▸ TASK STATEMENT: Using the listing below, give again exactly the lines from the line with "Emit a web page" to the line with "const H = 437;", inclusive, without the pictures.
---------- DATA TO USE ----------
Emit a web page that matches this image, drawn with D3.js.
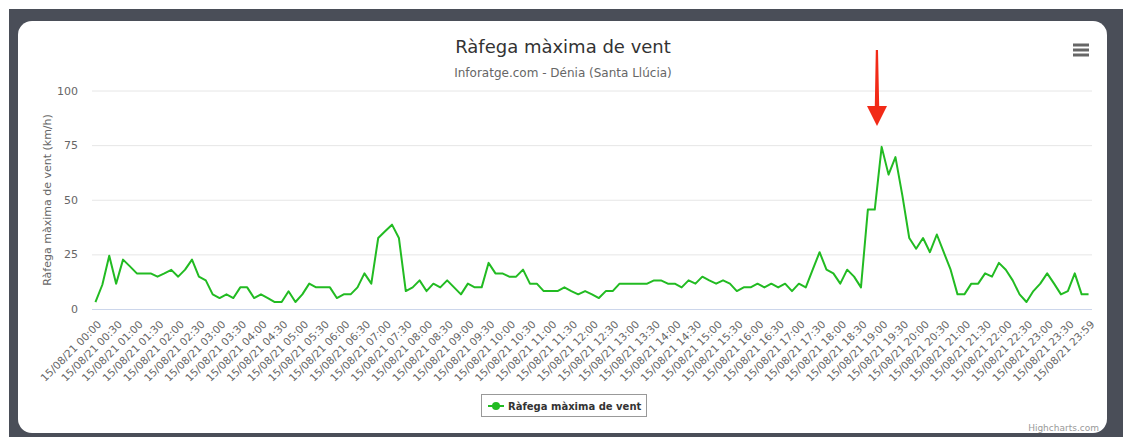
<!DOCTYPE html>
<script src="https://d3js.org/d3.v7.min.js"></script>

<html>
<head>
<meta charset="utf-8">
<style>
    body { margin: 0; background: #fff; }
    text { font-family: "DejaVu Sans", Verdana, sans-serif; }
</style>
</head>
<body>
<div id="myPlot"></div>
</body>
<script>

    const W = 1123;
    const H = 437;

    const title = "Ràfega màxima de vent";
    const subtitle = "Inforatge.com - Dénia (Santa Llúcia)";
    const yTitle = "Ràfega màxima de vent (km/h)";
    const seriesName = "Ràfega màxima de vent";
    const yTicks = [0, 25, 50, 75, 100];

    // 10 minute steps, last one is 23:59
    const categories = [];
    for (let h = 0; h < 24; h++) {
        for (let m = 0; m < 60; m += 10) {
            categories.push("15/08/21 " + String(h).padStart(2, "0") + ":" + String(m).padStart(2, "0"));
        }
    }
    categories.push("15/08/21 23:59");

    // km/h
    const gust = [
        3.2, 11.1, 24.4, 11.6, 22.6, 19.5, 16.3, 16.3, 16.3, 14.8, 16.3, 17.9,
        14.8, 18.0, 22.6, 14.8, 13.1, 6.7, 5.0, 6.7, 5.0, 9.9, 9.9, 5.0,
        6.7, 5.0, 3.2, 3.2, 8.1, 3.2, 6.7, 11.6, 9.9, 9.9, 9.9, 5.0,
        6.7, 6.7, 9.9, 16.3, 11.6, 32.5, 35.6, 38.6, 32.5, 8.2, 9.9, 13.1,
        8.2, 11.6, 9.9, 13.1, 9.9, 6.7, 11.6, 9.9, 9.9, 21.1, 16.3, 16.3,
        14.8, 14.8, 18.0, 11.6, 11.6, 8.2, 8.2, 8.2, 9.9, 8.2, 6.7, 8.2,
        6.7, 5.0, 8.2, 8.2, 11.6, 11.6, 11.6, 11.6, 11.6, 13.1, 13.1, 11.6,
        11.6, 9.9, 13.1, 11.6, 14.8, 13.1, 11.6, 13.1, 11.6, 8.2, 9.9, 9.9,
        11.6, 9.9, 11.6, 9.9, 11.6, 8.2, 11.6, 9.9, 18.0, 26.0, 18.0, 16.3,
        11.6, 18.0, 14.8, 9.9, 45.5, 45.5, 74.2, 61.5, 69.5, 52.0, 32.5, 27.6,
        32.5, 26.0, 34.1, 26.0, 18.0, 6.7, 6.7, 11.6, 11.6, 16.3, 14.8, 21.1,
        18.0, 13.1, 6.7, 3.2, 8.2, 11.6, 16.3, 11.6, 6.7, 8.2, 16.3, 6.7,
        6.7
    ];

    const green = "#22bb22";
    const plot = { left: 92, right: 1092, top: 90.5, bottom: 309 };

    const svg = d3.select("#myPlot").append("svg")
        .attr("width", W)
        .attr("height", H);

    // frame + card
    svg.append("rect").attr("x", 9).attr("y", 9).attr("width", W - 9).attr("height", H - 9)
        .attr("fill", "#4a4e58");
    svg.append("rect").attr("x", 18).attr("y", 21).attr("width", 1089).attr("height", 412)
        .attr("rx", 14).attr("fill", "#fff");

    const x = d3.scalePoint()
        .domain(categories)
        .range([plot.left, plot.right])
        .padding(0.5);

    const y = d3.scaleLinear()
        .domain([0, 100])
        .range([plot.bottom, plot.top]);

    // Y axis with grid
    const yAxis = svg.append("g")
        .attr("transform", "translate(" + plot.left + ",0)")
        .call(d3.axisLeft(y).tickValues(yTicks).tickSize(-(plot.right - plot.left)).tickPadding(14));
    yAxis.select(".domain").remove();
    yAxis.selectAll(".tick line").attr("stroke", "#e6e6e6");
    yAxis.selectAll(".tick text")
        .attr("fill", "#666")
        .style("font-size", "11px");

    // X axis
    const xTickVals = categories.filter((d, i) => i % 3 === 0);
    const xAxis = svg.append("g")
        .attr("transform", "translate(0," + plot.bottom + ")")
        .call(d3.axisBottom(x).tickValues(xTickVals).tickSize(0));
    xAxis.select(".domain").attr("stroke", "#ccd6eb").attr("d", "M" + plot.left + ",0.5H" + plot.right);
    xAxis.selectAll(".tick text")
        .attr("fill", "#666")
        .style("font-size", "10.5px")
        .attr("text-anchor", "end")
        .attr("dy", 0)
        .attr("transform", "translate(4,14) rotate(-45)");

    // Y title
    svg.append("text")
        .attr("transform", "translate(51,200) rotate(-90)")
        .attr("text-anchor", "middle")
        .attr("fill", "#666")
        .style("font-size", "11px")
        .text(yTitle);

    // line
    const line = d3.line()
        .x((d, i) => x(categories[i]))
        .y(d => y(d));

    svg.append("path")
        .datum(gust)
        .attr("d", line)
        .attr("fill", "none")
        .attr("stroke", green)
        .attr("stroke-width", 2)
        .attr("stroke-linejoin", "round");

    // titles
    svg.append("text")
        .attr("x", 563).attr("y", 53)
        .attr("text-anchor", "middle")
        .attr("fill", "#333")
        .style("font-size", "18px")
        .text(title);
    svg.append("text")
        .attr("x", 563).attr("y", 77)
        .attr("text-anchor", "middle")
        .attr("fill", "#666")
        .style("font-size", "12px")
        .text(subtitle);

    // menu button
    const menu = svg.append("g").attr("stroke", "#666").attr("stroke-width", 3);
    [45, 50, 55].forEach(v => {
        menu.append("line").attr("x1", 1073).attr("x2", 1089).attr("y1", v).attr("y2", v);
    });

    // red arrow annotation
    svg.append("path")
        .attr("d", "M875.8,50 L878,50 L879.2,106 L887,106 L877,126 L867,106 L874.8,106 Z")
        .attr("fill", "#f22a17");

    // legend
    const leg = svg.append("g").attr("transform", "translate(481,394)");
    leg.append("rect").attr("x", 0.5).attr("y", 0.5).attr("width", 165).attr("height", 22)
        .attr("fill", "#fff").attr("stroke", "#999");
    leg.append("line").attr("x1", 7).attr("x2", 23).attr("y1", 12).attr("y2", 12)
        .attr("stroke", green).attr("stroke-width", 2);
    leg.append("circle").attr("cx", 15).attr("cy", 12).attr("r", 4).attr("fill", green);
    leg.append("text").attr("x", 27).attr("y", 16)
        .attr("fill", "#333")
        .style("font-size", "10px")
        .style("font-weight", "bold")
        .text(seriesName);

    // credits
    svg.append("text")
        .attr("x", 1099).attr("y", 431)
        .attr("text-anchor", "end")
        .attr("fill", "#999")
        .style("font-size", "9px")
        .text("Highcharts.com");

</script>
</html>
----------
---------- DATA TO USE ----------
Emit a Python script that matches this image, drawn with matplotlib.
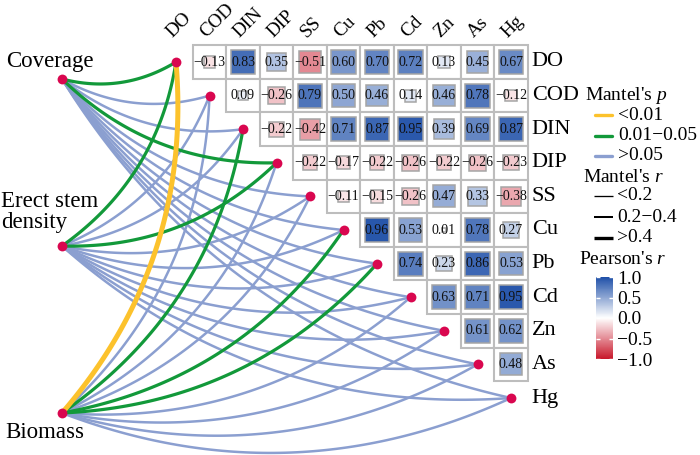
----------
---------- DATA TO USE ----------
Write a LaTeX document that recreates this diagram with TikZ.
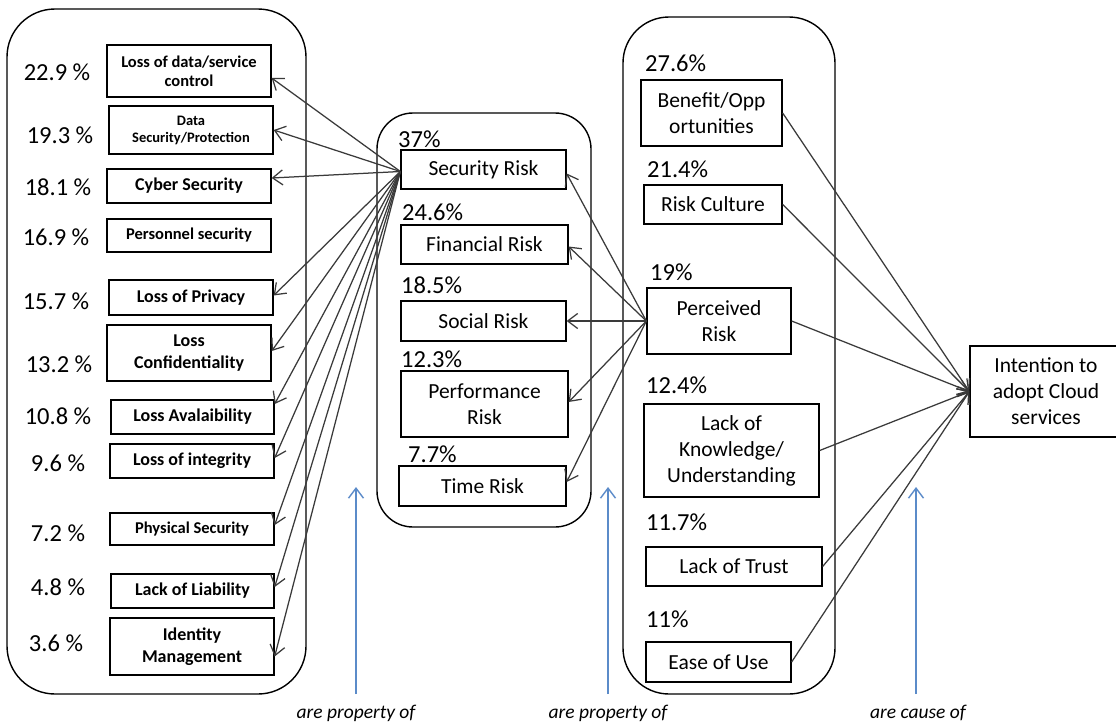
----------
▸ EXERCISE RESULT:
Emit a web page that matches this image, drawn with D3.js.
<!DOCTYPE html>
<script src="https://d3js.org/d3.v7.min.js"></script>

<html>
<head>
<meta charset="utf-8">
<style>
    body { margin: 0; background: #fff; }
    text { font-family: "DejaVu Sans", Verdana, sans-serif; }
</style>
</head>
<body>
<div id="myPlot"></div>
</body>
<script>

    const W = 1123;
    const H = 437;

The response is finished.